Investigating the collinear splitting effects of boosted dark matter at neutrino detectors

TL;DR

This paper explores how boosted dark matter interacts with electrons at neutrino detectors, analyzing effects like collinear splitting and dark photon contributions, and assesses experimental sensitivities and constraints.

Contribution

It introduces a detailed analysis of collinear splitting effects and dark photon contributions in boosted dark matter detection at neutrino experiments, including the use of DM PDFs.

Findings

DUNE and JUNO have high sensitivity to dark photon components in DM.

Logarithmic effects reduce electron recoil rates in neutrino detectors.

Bullet Cluster constraints limit DM self-scattering cross sections.

Abstract

We study the probing prospects of cosmic ray boosted dark matter (DM) in the framework of simplified electron-philic dark photon model.

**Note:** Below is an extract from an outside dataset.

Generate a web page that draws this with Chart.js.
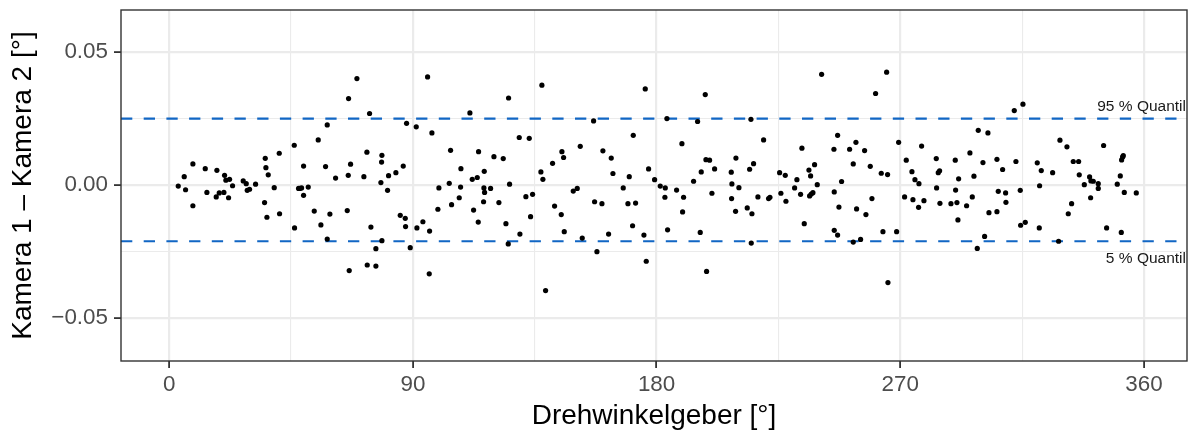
<!DOCTYPE html>
<html><head><meta charset="utf-8">
<script src="https://cdn.jsdelivr.net/npm/chart.js@4/dist/chart.umd.min.js"></script>
<style>html,body{margin:0;padding:0;background:#fff}canvas{display:block}</style>
</head><body>
<canvas id="c" width="1194" height="435"></canvas>
<script>
// Drehwinkelgeber [°]
const angle = [
3.34,5.55,6.05,8.75,8.75,13.31,13.92,17.62,17.37,18.48,20.2,20.45,20.94,22.3,21.93,23.4,27.34,28.45,28.82,29.68,31.9,35.47,35.72,36.58,35.22,36.09,38.79,40.64,40.76,46.18,46.3,47.78,48.27,48.89,49.63,49.63,51.35,53.57,55.04,56.03,
58.37,57.75,59.35,58.37,69.33,66.25,74.0,61.45,66.13,66.99,73.02,71.91,78.56,78.44,78.19,81.02,80.65,83.73,86.44,87.67,91.24,95.43,97.03,65.76,74.5,78.56,76.34,66.49,73.14,76.34,85.33,87.18,87.3,89.02,91.49,93.7,96.17,96.04,99.61,99.24,103.92,103.43,104.29,107.12,107.74,107.62,111.06,111.92,113.77,112.42,114.26,116.36,116.23,116.48,116.11,114.14,
118.7,119.93,121.77,123.37,125.34,125.71,124.36,125.22,129.28,129.53,132.98,131.74,134.21,133.47,137.65,137.28,138.02,139.01,141.59,142.33,144.8,145.04,145.66,145.9,149.23,150.7,151.81,152.55,156.74,157.11,157.97,159.82,160.18,163.26,163.88,162.28,167.69,169.42,169.91,171.39,172.25,171.14,175.82,177.05,175.33,176.19,179.27,
181.36,183.82,183.21,183.08,184.07,187.39,189.36,189.98,189.61,193.67,195.15,196.5,196.13,197.98,198.23,199.58,201.43,200.44,198.47,207.58,207.82,207.71,209.31,210.41,209.18,213.49,214.36,215.83,214.85,215.22,214.97,217.43,219.53,221.37,221.87,225.44,225.92,227.53,227.78,230.98,231.83,233.19,233.68,234.54,236.27,236.89,238.36,239.34,236.52,237.13,237.74,
240.95,246.86,245.5,248.33,245.62,247.35,245.62,246.86,251.29,253.63,252.64,256.83,258.92,253.87,252.64,255.35,257.32,259.54,260.89,264.96,262.98,265.32,263.6,265.45,268.65,269.39,271.6,272.22,274.31,274.68,275.42,276.9,276.77,277.88,278.74,283.3,284.03,284.53,283.42,284.65,288.72,290.32,290.44,290.93,291.55,291.3,294.5,295.73,296.6,297.21,298.81,300.54,298.44,301.15,
302.38,302.75,305.71,307.8,306.2,308.91,309.03,305.71,312.11,315.31,312.72,314.32,314.45,316.17,320.6,322.08,321.46,321.34,326.27,328.48,328.98,331.56,333.9,335.87,336.11,337.97,333.28,332.05,339.93,340.42,341.29,343.13,343.13,340.3,345.1,346.21,350.15,351.26,351.75,352.12,352.37,352.74,351.63,357.17
];
// Kamera 1 – Kamera 2 [°]
const diff = [
-0.0004,0.0031,-0.0018,0.0079,-0.0078,0.0061,-0.0028,0.0055,-0.0045,-0.003,-0.0028,0.0036,0.0018,0.0021,-0.0048,-0.0003,0.0015,0.0005,-0.002,-0.0016,0.0003,0.01,0.0065,0.0038,-0.0066,-0.0121,-0.001,0.0119,-0.0108,0.0149,-0.0161,-0.0013,-0.0013,-0.0011,0.0071,-0.0039,-0.0008,-0.0098,0.0169,-0.015,
0.0225,0.0069,-0.0109,-0.0203,0.0399,0.0324,0.0268,0.0026,0.0036,0.0078,0.0123,0.0031,0.0111,0.0086,0.0009,0.0035,-0.002,0.0046,0.0071,0.0231,0.0218,0.0405,0.0195,-0.0096,-0.0158,-0.0209,-0.0239,-0.0321,-0.03,-0.0304,-0.0114,-0.0125,-0.0156,-0.0235,-0.0161,-0.0138,-0.0173,-0.0333,-0.0011,-0.0091,0.013,0.0006,-0.0074,-0.0048,0.0061,-0.0008,0.027,0.0021,0.0028,-0.0094,0.0125,0.0051,-0.0011,-0.0028,-0.0063,-0.0139,
-0.0013,0.0106,-0.0066,0.0099,0.0326,0.0003,-0.0145,-0.0221,0.0178,-0.0184,0.0175,-0.0044,-0.0035,-0.0119,0.0374,0.0049,0.0021,-0.0396,0.0081,-0.0079,-0.0111,0.0125,0.0103,-0.0175,-0.0023,-0.0013,0.0145,-0.0199,0.024,-0.0063,-0.025,-0.007,0.0128,0.0101,0.0043,-0.0184,-0.0011,-0.007,0.0031,0.0186,-0.0068,-0.0153,0.036,0.006,-0.0188,-0.0286,0.002,
-0.0004,0.0249,-0.0011,-0.0046,-0.0168,-0.0019,0.0155,-0.0046,-0.0101,0.0014,0.0238,0.0049,-0.0178,0.0339,0.0095,0.0093,0.006,-0.0031,-0.0324,0.0048,0.0004,-0.0051,0.0101,-0.001,-0.0099,-0.0086,0.0059,0.008,0.0246,-0.0108,-0.0218,-0.0045,0.0169,-0.0051,-0.0046,0.0046,-0.0031,0.0036,-0.0061,-0.0011,0.002,-0.0035,0.0138,-0.0145,0.0056,0.0034,0.0076,0.0001,-0.0041,-0.0034,-0.0029,
0.0415,0.0186,0.0134,0.0013,-0.0026,-0.0083,-0.017,-0.0188,0.0134,0.016,0.0079,0.0129,0.007,-0.009,-0.0214,-0.0204,-0.0111,-0.0051,0.0343,0.0423,0.0044,0.0039,-0.0175,-0.0366,-0.0175,0.016,-0.0045,0.0093,0.005,-0.0055,0.002,0.0005,-0.0084,0.0146,-0.0059,0.0099,0.0046,0.0053,-0.0011,-0.0069,-0.007,0.0093,-0.0019,-0.0066,0.0023,-0.0131,-0.0078,0.012,-0.0045,0.0033,0.0205,0.0084,-0.0238,-0.0193,
0.0195,-0.0104,0.0096,0.0058,-0.0024,-0.003,-0.0065,-0.01,0.0279,0.0303,0.0088,-0.002,-0.0151,-0.014,0.0083,0.0054,-0.0003,-0.0161,0.0046,-0.0211,0.0168,0.0143,0.0088,0.0088,0.0038,0.0001,-0.007,-0.0108,0.003,0.0015,0.0014,0.0005,-0.0013,-0.0048,0.0148,-0.0161,0.0003,0.0034,0.0094,0.0105,0.011,-0.0028,-0.0178,-0.003
];
const quantileValues = [0.0249, -0.0211];
const quantileLabels = ['95 % Quantil', '5 % Quantil'];
const xTickValues = [0, 45, 90, 135, 180, 225, 270, 315, 360];
const xTickLabels = ['0', '', '90', '', '180', '', '270', '', '360'];
const yTickValues = [-0.05, -0.025, 0, 0.025, 0.05];
const yTickLabels = ['\u22120.05', '', '0.00', '', '0.05'];
const xRange = [-17.8, 375.9];
const yRange = [-0.0660, 0.0656];

Chart.defaults.font.family = "'Liberation Sans', Arial, Helvetica, sans-serif";

const points = angle.map((a, i) => ({x: a, y: diff[i]}));
const lineSets = quantileValues.map(q => ({
  data: [{x: xRange[0], y: q}, {x: xRange[1], y: q}],
  showLine: true, borderColor: '#1166C4', borderWidth: 2.2,
  borderDash: [11.3, 11.4], borderCapStyle: 'butt', pointRadius: 0, fill: false
}));

const framePlugin = {
  id: 'frame',
  afterDatasetsDraw(chart) {
    const {ctx, chartArea: a, scales: {y}} = chart;
    ctx.save();
    ctx.fillStyle = '#1a1a1a';
    ctx.font = "15.5px 'Liberation Sans', Arial, sans-serif";
    ctx.textAlign = 'right';
    ctx.textBaseline = 'alphabetic';
    ctx.fillText(quantileLabels[0], a.right - 1, y.getPixelForValue(quantileValues[0]) - 8);
    ctx.fillText(quantileLabels[1], a.right - 1, y.getPixelForValue(quantileValues[1]) + 21.5);
    ctx.strokeStyle = '#333333';
    ctx.lineWidth = 1.4;
    ctx.strokeRect(a.left, a.top, a.right - a.left, a.bottom - a.top);
    ctx.restore();
  }
};

new Chart(document.getElementById('c'), {
  type: 'scatter',
  data: {
    datasets: [
      {data: points, pointRadius: 2.6, pointBackgroundColor: '#000', pointBorderWidth: 0, pointHoverRadius: 2.6},
      ...lineSets
    ]
  },
  options: {
    responsive: false, animation: false, devicePixelRatio: 1,
    layout: {padding: {top: 10, right: 7, left: 0, bottom: 0}},
    plugins: {legend: {display: false}, tooltip: {enabled: false}},
    scales: {
      x: {
        type: 'linear', position: 'bottom', min: xRange[0], max: xRange[1],
        afterBuildTicks: s => { s.ticks = xTickValues.map(v => ({value: v})); },
        afterFit: s => { s.height = 74; s.paddingLeft = 0; s.paddingRight = 0; s.paddingTop = 0; s.paddingBottom = 0; },
        ticks: {callback: (v, i) => xTickLabels[i], color: '#4D4D4D', font: {size: 22.4}, padding: 3, maxRotation: 0, autoSkip: false},
        grid: {
          color: '#EBEBEB',
          lineWidth: c => xTickLabels[c.index] ? 2.2 : 1.1,
          tickColor: c => xTickLabels[c.index] ? '#333333' : 'rgba(0,0,0,0)',
          tickLength: 7, tickWidth: 1.8
        },
        border: {display: false},
        title: {display: true, text: 'Drehwinkelgeber [°]', color: '#000', font: {size: 28}, padding: {top: 0, bottom: 1.5}}
      },
      y: {
        type: 'linear', position: 'left', min: yRange[0], max: yRange[1],
        afterBuildTicks: s => { s.ticks = yTickValues.map(v => ({value: v})); },
        afterFit: s => { s.width = 121; s.paddingLeft = 0; s.paddingRight = 0; s.paddingTop = 0; s.paddingBottom = 0; },
        ticks: {callback: (v, i) => yTickLabels[i], color: '#4D4D4D', font: {size: 22.4}, padding: 6, autoSkip: false},
        grid: {
          color: '#EBEBEB',
          lineWidth: c => yTickLabels[c.index] ? 2.2 : 1.1,
          tickColor: c => yTickLabels[c.index] ? '#333333' : 'rgba(0,0,0,0)',
          tickLength: 7, tickWidth: 1.8
        },
        border: {display: false},
        title: {display: true, text: 'Kamera 1 \u2013 Kamera 2 [°]', color: '#000', font: {size: 28}, padding: {top: 6, bottom: 0}}
      }
    }
  },
  plugins: [framePlugin]
});
</script>
</body></html>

Focusing on the dark matter and dark photon masses around keV $\sim $ MeV scale, we consider the bounds obtained from the XENON1T and Super-K experiments. The electron bound state effects are treated carefully in calculating the XENON1T constraint. As for the detection at neutrino detector where the energy threshold is relatively higher, the large logarithmic effects induced by the scale hierarchy between the masses and momentum transfer are considered by introducing the DM parton distribution function (PDF). The logarithmic effects will reduce the electron recoil rate for DM scattering in neutrino detectors. Moreover, we find the DUNE and JUNO experiments provide high sensitivities for probing the dark photon component in the DM PDF through the dark Compton process. We also check the Bullet Cluster constraint on the DM self-scattering cross section.